Ukrainian aircraft pilot

Timur Fatkullin (born )— aircraft pilot, aerobatic athlete, International Class Master of Sports in aeronautics, founder of the Aerotim team. World champion in aerobatics as a member of the Ukrainian national team, gold medalist. Winner of the GoPro Million Dollar Challenge.

== Biography ==
Born on October 20, 1993, in the village of Chornomorske, Crimea. From the age of 6, he was involved in a climbing section. In high school, he formed a rock band with his classmates and played electric guitar. At the age of 16, he entered the Sevastopol National Technical University, Faculty of Economics and Management. He trained in the rock climbing team.

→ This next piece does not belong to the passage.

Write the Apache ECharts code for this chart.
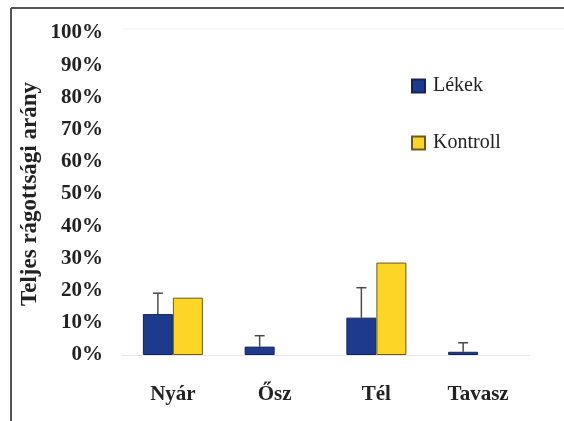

In 2008, he became a finalist for the Stockholm Junior Water Prize with his invention for desalination and was awarded by Victoria, Crown Princess of Sweden.

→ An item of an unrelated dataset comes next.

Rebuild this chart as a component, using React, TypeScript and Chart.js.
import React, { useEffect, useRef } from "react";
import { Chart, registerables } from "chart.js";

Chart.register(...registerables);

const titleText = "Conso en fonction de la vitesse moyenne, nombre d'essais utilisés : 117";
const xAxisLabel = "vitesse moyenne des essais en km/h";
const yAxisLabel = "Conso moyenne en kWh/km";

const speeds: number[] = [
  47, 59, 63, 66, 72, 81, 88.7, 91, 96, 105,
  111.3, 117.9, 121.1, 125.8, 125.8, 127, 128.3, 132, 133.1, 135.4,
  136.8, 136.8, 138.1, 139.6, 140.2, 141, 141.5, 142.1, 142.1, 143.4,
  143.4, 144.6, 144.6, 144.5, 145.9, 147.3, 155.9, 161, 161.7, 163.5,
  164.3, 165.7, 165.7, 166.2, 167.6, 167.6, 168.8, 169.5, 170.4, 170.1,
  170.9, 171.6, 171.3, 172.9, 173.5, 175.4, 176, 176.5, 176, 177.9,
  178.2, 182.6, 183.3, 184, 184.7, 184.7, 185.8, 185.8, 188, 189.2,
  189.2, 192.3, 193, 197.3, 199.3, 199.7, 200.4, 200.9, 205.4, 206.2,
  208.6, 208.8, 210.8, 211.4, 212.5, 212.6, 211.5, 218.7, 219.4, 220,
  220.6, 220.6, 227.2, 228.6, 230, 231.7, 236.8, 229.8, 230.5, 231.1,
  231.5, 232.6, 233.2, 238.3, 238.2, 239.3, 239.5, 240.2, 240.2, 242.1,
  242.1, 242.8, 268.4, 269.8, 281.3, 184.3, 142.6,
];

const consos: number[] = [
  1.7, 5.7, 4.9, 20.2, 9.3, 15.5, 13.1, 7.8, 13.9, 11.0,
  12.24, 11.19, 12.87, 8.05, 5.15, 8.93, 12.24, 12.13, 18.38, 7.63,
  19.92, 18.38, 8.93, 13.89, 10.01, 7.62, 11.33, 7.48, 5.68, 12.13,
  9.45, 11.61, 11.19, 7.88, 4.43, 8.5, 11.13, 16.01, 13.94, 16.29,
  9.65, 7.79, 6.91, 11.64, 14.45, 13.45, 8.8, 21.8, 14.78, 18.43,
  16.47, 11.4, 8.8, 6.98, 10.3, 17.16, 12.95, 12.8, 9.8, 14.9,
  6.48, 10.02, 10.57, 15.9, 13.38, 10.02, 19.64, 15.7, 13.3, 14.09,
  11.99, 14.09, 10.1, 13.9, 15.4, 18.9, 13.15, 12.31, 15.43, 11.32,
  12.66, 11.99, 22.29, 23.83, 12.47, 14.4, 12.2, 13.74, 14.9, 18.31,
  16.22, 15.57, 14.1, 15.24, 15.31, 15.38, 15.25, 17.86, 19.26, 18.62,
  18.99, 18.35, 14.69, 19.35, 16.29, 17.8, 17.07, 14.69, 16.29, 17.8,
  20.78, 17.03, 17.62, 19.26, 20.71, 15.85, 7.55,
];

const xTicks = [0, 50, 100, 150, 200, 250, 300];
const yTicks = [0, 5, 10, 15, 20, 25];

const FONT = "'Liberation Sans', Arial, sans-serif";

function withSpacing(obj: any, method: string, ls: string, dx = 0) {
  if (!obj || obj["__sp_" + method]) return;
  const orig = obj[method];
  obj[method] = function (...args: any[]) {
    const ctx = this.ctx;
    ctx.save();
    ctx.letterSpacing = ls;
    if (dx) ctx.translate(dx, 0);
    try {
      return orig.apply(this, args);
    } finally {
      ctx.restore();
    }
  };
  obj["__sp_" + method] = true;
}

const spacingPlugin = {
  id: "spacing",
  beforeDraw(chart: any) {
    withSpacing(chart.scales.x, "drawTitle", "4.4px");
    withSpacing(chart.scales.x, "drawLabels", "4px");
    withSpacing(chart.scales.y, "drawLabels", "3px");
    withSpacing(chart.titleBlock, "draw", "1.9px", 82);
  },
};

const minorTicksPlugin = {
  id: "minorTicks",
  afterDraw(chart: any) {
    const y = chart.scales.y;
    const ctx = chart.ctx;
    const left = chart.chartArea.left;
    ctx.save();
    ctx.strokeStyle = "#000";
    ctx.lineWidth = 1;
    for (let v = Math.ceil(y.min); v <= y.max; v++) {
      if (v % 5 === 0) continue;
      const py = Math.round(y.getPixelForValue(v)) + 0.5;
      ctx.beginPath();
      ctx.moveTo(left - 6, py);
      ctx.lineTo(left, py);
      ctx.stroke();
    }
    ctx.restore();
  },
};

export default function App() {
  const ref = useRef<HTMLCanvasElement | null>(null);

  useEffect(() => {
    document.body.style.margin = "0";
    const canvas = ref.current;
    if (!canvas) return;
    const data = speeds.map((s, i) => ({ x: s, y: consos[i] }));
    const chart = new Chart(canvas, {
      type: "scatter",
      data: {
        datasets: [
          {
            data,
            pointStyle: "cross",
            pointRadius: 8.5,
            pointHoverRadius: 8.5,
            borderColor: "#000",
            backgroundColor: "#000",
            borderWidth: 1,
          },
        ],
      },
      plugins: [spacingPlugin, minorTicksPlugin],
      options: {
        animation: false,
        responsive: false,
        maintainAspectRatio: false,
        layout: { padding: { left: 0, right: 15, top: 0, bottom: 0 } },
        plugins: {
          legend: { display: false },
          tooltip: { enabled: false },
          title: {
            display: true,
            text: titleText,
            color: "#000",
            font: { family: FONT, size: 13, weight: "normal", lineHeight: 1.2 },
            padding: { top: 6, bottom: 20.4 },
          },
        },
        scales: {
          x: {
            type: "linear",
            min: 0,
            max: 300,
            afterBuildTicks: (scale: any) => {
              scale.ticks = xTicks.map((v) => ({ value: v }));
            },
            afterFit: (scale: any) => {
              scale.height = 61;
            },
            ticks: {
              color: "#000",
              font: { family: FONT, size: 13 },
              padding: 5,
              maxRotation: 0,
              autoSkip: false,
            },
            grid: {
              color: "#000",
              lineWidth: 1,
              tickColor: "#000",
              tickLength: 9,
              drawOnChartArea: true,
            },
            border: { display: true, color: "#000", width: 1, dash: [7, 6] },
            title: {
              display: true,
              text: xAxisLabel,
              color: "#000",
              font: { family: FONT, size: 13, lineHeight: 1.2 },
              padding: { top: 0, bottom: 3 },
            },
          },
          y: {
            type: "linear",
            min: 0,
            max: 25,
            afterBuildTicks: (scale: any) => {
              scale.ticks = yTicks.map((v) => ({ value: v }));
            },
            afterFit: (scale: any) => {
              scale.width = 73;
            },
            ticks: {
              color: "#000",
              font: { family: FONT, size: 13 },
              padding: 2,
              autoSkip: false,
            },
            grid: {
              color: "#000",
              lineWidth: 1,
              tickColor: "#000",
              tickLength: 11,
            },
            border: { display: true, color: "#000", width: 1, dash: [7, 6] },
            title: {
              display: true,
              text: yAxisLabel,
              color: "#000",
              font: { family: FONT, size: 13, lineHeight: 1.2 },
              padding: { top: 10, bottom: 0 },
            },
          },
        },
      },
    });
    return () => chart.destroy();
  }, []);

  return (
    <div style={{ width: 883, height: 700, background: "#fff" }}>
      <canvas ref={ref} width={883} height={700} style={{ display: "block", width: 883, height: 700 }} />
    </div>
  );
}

In 2012, he visited the Yukharina Balka airfield to learn to fly. At that time, the DOSAAF explained that "airplanes don't fly without money" and sent him to the parachute unit, where he made his first jump.

At the Ukrainian Pilot School, he received his private pilot's license on K-10 Swift. After obtaining his license, he met aerobatics coach Igor Chernov, who taught Timur simple and complex aerobatics on an RV-7.

In 2018, he took aerobatics training on an Extra 330lx in Aachen, received a German pilot's license at the Extrabatics school to fly solo on rental aircraft in Europe. In August of the same year, he performed at the Korolyov air show in Zhytomyr.

In July 2019, he performed with the team at the World Aerobatics Championships in the Intermediate category in the Czech city of Břeclav. Timur became a gold medalist, and the team (Igor Chernov, Timur Fatkullin, Dmitry Pogrebitsky) became the absolute world champions in 2019. For a team of 3, the Ukrainians won 5 gold medals and the first team place, beating all other teams. In the same year, he starred as a model for Porsche and gave interviews for L'Officiel, Vogue, and Aught.

In October 2020, the team raised a balloon with Oleksandr Marushko standing on its dome at an altitude of one and a half kilometers and drinking coffee, while Timur flew by on an airplane, performing an extreme turn. The video has got into the GoPro Awards and later won the GoPro Million Dollar Challenge among 56 thousand videos from around the world.

On December 19, 2020, the team performed a highly coordinated stunt: Timur, flying an Extra airplane in an inverted position, passes between the departure and the landing ramp at an altitude of half a meter, while in the air above him, Sergiy Gusak performs a motorcycle jump and the Cordova trick.

In 2021, Nazar Dorosh and Timur Fatkullin's video was featured in the GoPro Awards.